Durant le confinement, il y a beaucoup d’entreprises qui ont vu le jour. Je propose un service baptisé « Coup de pouce », qui propose une vidéo de promotion gratuite aux PME formelles ou informelles pour qu’elles puissent se faire connaître et être, à leur tour, un modèle. Comme quoi c’est possible d’entreprendre. Pas besoin d’être un karana, un sinoa (Chinois), un vazaha ou un gosse de riche. Avant, c’était difficile de dire aux jeunes de se lancer dans l’entrepreneuriat. La première question c’est, où est l’argent ? Maintenant, quelle est l’idée ? Aidez-nous. Je pense que si ça continue, Toamasina pourra devenir la capitale de l’entrepreneuriat des jeunes. Avant la jeunesse de Toamasina était timide. C’est pour cela qu’on a besoin des jeunes qu’on voit. Il faut montrer les réalisations. Si on ne se dévoile pas, on ne devient pas un modèle. Nous avons aujourd’hui plusieurs initiatives comme Ateriko, Zatia Kaly ou des jeunes comme Kevin Deris.Â
Et dans la société, quelle est la place des jeunes ?

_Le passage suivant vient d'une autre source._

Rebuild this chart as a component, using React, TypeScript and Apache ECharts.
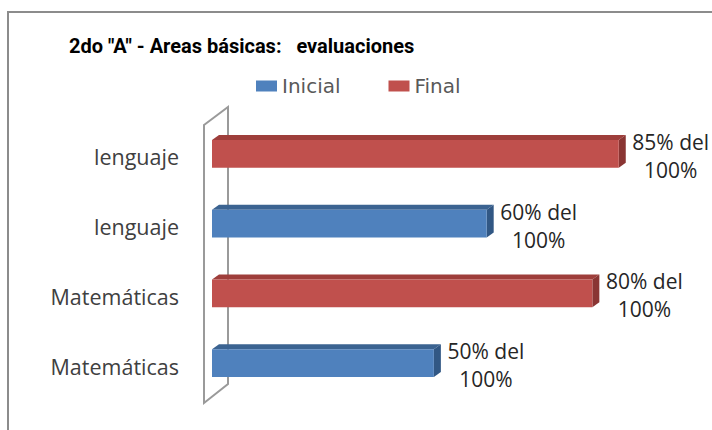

C’est encore le raiamandrenisme (paternalisme) qui prévaut. Il y a eu, par exemple, des jeunes qui ont nettoyé la plage. Un groupe de lycéens qui s’appelait « Saritaka » (Bordel). Les aînés ont mal vu le nom. Le conflit de génération est bien réel. Il y a aussi une difficulté chez les aînés à partager. Il y a une pensée qui veut que la connaissance des aînés soit infuse, une connaissance qui ne peut être apprise, mais qu’on acquiert en copiant. Mais nous n’en sommes plus là , le savoir doit être transmis. Lorsque je me suis présenté à la mairie, on m’avait dit qu’il fallait demander une bénédiction auprès des notables. Je ne voulais pas mais c’est ancré. C’est même devenu une croyance.

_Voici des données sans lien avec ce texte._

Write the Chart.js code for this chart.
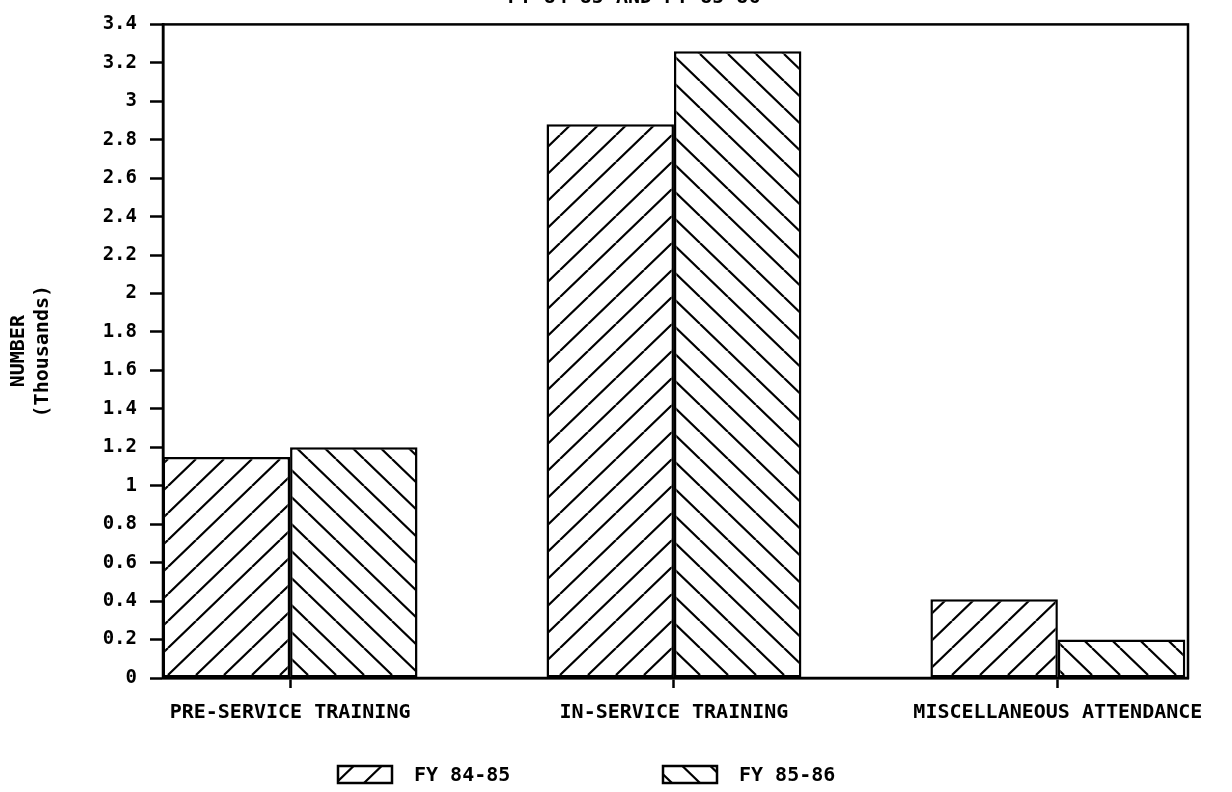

Ino maresaka Tamatave, de groupe à association. Pouvez-vous nous en dire plus ?
Ino maresaka Tamatave est un groupe Facebook créé en 2013-2014. L’idée était de faire du journalisme citoyen. Les publications devaient être accompagnées de preuves en photos ou en vidéos. Nous en sommes actuellement à 208.000 abonnés partout dans le monde. Depuis, des groupes similaires sont apparus dans d’autres villes. Nous avons créé l’association en août 2014 pour pouvoir organiser des évènements.